Quanto ao que progredimos, poderíamos
dizer que do atavismo reproduzido na tradição oral, da pragmática da tribo, dos
tabus, da união pelo sangue e pelo chefe, das entoações mágicas e guerreiras,
da agressividade de sobrevivência e domínio progredimos para a História, a
Filosofia, a Religião, a Política, a Poesia, o Canto, a Dança, o Desporto, mas
do atavismo guerreiro forjado na irmandade e na entreajuda, da hospitalidade,
da caridade, da religiosidade, da força física, da inteligência emocional,
regredimos ou subvertemos perigosamente para a destruição massiva, o
individualismo, a competitividade, a bastardia, o condomínio fechado;
desdenhámos o sem-abrigo e enaltecemos o mercenário, vergámos a cerviz ante o
poder do dinheiro, mergulhámos no estranho fanatismo da indiferença, detestámos
as manhãs e inundámos as noites de néon...
E vejam como, para além de subsistir
por toda a parte a velha escravatura stricto sensu, surgiram novas formas de
escravatura e de dependência com características feudo-vassálicas: o trabalho
temporário, o desemprego técnico, o migrante em fuga, os recursos humanos
descartáveis...
Recursos humanos!

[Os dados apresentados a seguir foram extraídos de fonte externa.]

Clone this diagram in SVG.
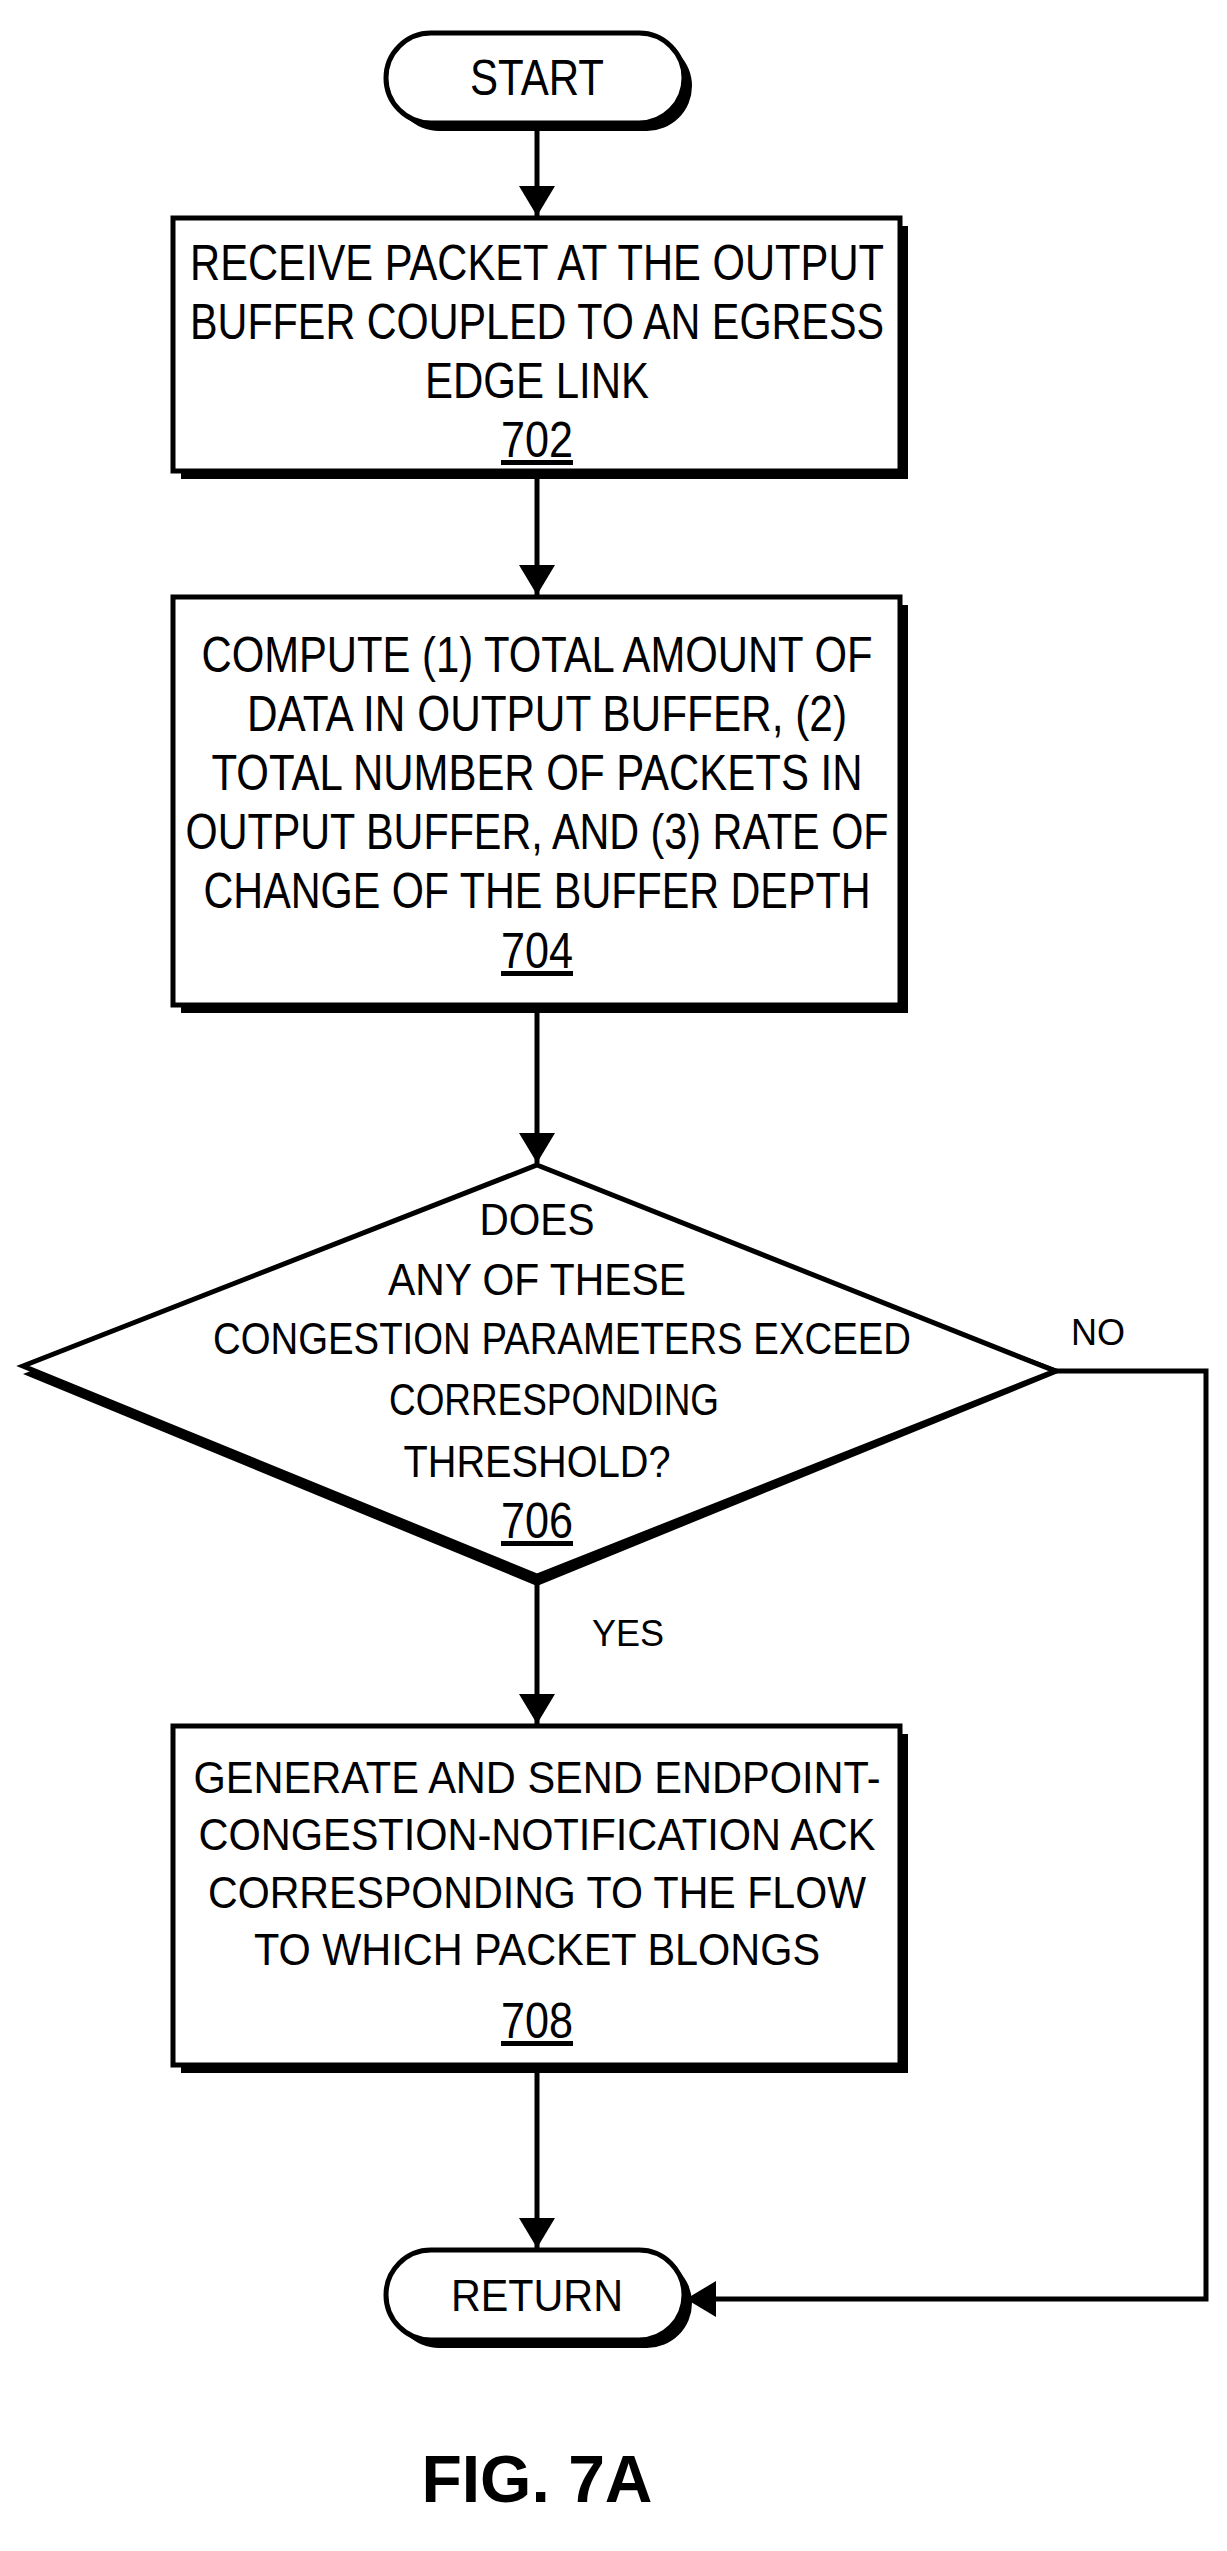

Como se humano fosse
coisa.
Em nome de um sistema que a si próprio
se nega, estamos a tornar o mundo um lugar de ostracismo habitado por
supranumerários; uma selva pós-moderna com selvagens reciclados, tudo isto
embrulhado em apatia e justificado pela cibernética, porque só a cibernética
pode explicar que é, aquilo que não é. A montante e a jusante da nossa apatia,
os incendiários de sempre põem todo o zelo em que não falte nunca a devida
ração de medo. Que sejamos avestruzes é o seu descanso, que não nos
interroguemos sobre os nossos direitos de cidadania, a nossa liberdade, a nossa
realização e a nossa felicidade é a sua garantia de conservação do poder, de
manutenção dos privilégios.
Se a decadência de todas as
instituições se acentua a cada dia que passa neste tempo que apodrece, que
legitimidade sobra aos governos, sufragados ou não?